## Stated task
Both end lines count: copy exactly from the line that contains "What TikZ code" to the line that contains "(282,1006) rectangle (812,1071);", and only those lines.

###

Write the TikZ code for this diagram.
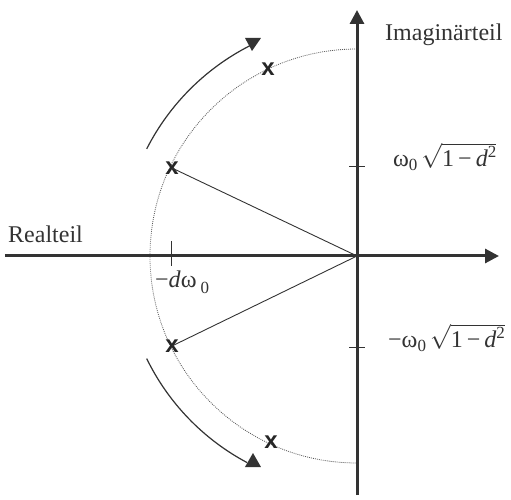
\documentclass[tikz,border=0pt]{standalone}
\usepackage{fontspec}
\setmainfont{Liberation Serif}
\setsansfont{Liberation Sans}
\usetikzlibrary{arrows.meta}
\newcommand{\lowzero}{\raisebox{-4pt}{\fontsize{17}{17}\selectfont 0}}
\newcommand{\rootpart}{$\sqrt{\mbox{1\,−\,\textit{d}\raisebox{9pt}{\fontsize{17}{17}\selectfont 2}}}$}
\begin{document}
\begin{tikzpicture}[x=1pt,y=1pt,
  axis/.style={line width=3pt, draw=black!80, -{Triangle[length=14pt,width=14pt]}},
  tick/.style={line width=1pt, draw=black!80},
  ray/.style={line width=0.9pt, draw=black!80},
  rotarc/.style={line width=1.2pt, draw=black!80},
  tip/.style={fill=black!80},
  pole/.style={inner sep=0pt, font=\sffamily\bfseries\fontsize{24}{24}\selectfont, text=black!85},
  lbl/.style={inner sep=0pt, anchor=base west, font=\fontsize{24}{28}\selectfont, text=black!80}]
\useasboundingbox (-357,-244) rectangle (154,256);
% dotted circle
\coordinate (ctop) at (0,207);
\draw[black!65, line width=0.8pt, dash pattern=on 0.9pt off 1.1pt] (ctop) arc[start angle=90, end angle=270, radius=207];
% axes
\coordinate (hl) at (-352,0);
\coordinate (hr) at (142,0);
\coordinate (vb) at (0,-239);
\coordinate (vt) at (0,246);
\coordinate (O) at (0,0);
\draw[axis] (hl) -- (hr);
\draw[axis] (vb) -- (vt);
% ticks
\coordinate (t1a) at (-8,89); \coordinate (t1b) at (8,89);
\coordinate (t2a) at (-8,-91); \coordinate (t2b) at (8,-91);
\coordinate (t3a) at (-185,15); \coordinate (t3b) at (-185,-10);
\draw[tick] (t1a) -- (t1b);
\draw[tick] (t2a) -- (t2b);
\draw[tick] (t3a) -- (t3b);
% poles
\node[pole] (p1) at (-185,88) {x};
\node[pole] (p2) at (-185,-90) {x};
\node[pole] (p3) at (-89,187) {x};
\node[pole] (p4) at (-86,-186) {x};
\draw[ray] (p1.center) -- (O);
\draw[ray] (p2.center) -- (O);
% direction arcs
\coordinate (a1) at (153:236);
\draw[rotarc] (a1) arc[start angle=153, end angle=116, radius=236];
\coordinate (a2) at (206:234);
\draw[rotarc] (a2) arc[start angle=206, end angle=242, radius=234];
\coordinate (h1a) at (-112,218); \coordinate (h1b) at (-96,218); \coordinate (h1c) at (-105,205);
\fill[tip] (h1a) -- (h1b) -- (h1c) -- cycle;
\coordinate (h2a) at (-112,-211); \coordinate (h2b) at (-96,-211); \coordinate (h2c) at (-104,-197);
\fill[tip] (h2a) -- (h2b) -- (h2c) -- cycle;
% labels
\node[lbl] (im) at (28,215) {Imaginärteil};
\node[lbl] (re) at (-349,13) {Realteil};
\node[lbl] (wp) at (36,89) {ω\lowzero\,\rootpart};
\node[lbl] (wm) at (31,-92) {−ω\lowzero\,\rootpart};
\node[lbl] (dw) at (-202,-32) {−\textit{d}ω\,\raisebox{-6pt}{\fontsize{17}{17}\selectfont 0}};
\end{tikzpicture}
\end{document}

###

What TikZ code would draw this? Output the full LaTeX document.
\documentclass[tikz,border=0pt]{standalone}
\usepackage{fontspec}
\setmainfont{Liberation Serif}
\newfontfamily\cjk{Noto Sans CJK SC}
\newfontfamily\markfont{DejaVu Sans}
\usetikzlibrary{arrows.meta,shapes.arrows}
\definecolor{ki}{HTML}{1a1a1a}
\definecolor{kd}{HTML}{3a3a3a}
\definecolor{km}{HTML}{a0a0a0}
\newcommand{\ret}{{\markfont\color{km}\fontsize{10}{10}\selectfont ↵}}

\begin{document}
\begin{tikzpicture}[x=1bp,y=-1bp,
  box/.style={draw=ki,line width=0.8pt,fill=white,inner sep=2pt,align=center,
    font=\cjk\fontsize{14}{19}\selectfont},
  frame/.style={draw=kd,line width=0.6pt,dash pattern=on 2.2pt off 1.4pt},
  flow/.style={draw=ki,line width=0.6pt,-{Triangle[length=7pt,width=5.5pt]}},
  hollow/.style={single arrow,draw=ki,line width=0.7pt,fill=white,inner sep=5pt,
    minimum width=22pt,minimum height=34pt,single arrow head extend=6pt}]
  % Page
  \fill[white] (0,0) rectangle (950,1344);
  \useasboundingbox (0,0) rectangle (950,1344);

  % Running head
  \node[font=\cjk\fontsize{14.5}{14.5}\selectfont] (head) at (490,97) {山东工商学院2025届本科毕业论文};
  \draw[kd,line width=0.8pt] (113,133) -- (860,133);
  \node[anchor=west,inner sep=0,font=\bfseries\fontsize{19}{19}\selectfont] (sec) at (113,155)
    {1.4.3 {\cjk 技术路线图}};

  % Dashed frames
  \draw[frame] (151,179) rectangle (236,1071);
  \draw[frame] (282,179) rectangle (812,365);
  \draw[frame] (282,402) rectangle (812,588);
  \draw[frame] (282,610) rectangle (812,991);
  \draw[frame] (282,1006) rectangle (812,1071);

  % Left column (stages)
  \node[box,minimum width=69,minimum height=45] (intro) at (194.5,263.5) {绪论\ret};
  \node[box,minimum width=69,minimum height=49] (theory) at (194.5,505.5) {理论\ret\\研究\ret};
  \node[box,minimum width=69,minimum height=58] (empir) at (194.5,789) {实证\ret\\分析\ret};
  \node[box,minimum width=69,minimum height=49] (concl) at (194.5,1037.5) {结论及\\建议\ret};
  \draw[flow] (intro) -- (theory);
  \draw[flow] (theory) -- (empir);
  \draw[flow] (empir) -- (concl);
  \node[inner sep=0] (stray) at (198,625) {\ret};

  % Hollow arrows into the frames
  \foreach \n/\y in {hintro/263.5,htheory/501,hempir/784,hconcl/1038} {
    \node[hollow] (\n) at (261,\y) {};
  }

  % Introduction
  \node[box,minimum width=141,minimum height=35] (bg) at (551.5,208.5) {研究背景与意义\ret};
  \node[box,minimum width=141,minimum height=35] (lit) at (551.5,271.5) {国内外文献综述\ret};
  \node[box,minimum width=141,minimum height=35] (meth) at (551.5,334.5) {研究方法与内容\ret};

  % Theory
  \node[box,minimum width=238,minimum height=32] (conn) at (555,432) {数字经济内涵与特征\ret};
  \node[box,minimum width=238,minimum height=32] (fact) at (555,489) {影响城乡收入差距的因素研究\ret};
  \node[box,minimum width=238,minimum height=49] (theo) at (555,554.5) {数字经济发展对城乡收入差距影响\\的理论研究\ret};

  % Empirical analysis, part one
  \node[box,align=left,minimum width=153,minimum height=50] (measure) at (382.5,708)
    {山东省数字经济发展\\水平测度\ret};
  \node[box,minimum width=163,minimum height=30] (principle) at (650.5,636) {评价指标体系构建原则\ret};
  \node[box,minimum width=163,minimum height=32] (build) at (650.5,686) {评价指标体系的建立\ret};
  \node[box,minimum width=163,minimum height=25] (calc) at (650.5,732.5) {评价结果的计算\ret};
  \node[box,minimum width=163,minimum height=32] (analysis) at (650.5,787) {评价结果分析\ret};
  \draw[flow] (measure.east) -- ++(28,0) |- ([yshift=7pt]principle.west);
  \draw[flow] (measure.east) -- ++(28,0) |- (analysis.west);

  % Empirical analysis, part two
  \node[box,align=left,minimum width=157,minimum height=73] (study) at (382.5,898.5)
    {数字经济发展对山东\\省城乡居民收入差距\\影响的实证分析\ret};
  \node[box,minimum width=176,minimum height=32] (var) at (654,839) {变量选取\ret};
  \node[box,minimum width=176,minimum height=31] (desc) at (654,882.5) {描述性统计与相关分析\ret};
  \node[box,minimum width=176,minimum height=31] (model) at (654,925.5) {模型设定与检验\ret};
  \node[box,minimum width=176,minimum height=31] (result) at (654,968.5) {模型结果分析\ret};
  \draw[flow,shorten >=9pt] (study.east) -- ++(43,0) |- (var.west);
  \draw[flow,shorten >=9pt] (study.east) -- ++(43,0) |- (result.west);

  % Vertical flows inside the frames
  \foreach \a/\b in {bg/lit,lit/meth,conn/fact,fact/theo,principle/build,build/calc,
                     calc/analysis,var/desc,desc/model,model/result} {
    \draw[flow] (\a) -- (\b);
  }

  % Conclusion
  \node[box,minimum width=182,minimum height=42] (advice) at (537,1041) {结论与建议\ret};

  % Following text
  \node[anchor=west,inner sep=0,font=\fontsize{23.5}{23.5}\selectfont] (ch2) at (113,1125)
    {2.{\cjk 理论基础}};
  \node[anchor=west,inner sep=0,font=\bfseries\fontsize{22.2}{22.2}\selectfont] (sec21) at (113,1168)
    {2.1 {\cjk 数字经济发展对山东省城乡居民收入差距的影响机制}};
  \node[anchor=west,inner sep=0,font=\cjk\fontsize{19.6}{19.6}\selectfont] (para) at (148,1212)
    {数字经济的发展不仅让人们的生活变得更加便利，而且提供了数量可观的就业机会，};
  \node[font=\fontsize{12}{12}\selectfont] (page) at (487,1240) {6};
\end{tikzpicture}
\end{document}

###

## Problem solution
What TikZ code would draw this? Output the full LaTeX document.
\documentclass[tikz,border=0pt]{standalone}
\usepackage{fontspec}
\setmainfont{Liberation Serif}
\newfontfamily\cjk{Noto Sans CJK SC}
\newfontfamily\markfont{DejaVu Sans}
\usetikzlibrary{arrows.meta,shapes.arrows}
\definecolor{ki}{HTML}{1a1a1a}
\definecolor{kd}{HTML}{3a3a3a}
\definecolor{km}{HTML}{a0a0a0}
\newcommand{\ret}{{\markfont\color{km}\fontsize{10}{10}\selectfont ↵}}

\begin{document}
\begin{tikzpicture}[x=1bp,y=-1bp,
  box/.style={draw=ki,line width=0.8pt,fill=white,inner sep=2pt,align=center,
    font=\cjk\fontsize{14}{19}\selectfont},
  frame/.style={draw=kd,line width=0.6pt,dash pattern=on 2.2pt off 1.4pt},
  flow/.style={draw=ki,line width=0.6pt,-{Triangle[length=7pt,width=5.5pt]}},
  hollow/.style={single arrow,draw=ki,line width=0.7pt,fill=white,inner sep=5pt,
    minimum width=22pt,minimum height=34pt,single arrow head extend=6pt}]
  % Page
  \fill[white] (0,0) rectangle (950,1344);
  \useasboundingbox (0,0) rectangle (950,1344);

  % Running head
  \node[font=\cjk\fontsize{14.5}{14.5}\selectfont] (head) at (490,97) {山东工商学院2025届本科毕业论文};
  \draw[kd,line width=0.8pt] (113,133) -- (860,133);
  \node[anchor=west,inner sep=0,font=\bfseries\fontsize{19}{19}\selectfont] (sec) at (113,155)
    {1.4.3 {\cjk 技术路线图}};

  % Dashed frames
  \draw[frame] (151,179) rectangle (236,1071);
  \draw[frame] (282,179) rectangle (812,365);
  \draw[frame] (282,402) rectangle (812,588);
  \draw[frame] (282,610) rectangle (812,991);
  \draw[frame] (282,1006) rectangle (812,1071);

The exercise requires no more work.